-- Begin COLLECTED MATERIAL --

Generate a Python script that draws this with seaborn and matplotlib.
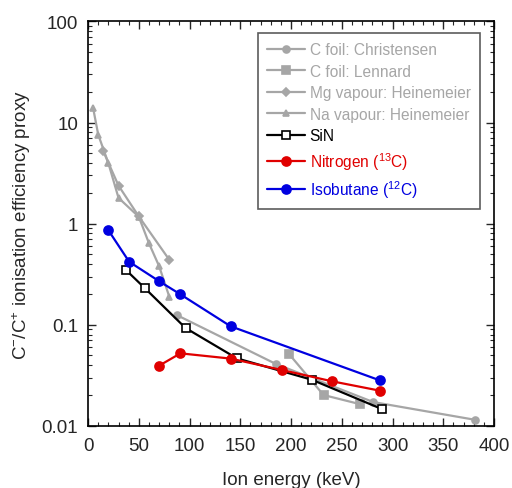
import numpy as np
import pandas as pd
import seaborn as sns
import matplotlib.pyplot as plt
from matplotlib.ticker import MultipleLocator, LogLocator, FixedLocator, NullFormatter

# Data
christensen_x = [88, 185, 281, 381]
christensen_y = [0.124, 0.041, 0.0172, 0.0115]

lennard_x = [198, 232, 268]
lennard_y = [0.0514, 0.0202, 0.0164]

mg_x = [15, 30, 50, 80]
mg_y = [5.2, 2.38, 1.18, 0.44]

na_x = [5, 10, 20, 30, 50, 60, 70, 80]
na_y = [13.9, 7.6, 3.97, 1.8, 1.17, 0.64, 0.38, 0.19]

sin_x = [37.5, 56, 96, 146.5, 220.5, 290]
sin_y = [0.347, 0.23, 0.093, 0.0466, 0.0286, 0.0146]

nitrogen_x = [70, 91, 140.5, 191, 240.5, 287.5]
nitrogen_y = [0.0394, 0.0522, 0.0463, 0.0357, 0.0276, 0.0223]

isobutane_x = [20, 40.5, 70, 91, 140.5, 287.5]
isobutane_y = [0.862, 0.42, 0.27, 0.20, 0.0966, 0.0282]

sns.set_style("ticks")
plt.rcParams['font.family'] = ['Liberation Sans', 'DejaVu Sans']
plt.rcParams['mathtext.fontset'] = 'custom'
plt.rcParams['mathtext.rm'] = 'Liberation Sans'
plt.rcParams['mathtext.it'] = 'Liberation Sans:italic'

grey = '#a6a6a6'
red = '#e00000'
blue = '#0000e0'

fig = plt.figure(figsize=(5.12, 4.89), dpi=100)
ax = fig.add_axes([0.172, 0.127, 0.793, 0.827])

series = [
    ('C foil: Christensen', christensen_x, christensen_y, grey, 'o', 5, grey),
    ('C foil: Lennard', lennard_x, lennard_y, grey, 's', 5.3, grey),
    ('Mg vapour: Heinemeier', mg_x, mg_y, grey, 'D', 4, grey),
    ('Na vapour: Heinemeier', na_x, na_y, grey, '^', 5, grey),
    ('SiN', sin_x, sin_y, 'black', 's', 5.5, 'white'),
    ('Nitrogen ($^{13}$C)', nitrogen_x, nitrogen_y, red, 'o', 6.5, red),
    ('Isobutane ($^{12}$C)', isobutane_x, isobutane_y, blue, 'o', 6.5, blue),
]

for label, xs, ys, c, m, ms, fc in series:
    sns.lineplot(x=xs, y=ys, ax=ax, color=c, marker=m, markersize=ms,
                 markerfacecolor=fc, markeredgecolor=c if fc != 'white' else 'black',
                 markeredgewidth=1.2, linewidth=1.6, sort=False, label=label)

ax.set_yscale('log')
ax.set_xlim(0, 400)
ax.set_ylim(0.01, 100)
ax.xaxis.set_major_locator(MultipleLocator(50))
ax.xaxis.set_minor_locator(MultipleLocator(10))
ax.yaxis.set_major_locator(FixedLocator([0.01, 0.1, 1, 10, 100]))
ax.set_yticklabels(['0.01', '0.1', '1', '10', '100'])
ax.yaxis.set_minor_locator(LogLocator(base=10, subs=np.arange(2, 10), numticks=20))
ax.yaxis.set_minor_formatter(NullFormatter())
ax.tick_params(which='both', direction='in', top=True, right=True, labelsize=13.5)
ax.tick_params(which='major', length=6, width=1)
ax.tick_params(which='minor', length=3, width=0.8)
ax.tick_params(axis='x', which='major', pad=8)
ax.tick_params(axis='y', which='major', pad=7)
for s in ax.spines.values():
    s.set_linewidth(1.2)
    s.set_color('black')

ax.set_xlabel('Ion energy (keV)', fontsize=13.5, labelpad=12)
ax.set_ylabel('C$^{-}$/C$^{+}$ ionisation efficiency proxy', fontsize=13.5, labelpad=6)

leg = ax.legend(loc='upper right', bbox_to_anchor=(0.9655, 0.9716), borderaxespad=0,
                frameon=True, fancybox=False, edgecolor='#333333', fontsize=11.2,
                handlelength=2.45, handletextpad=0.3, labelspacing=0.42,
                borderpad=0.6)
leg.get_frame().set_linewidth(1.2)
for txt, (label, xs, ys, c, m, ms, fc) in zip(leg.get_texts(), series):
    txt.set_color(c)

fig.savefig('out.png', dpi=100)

-- End COLLECTED MATERIAL --

— PROBLEM REQUIREMENTS —
Look at the listing and set down only the lines from its start through the line with "mg_y = [5.2, 2.38, 1.18, 0.44]", word for word and without pictures.

— THE RESULT —
Generate a Python script that draws this with seaborn and matplotlib.
import numpy as np
import pandas as pd
import seaborn as sns
import matplotlib.pyplot as plt
from matplotlib.ticker import MultipleLocator, LogLocator, FixedLocator, NullFormatter

# Data
christensen_x = [88, 185, 281, 381]
christensen_y = [0.124, 0.041, 0.0172, 0.0115]

lennard_x = [198, 232, 268]
lennard_y = [0.0514, 0.0202, 0.0164]

mg_x = [15, 30, 50, 80]
mg_y = [5.2, 2.38, 1.18, 0.44]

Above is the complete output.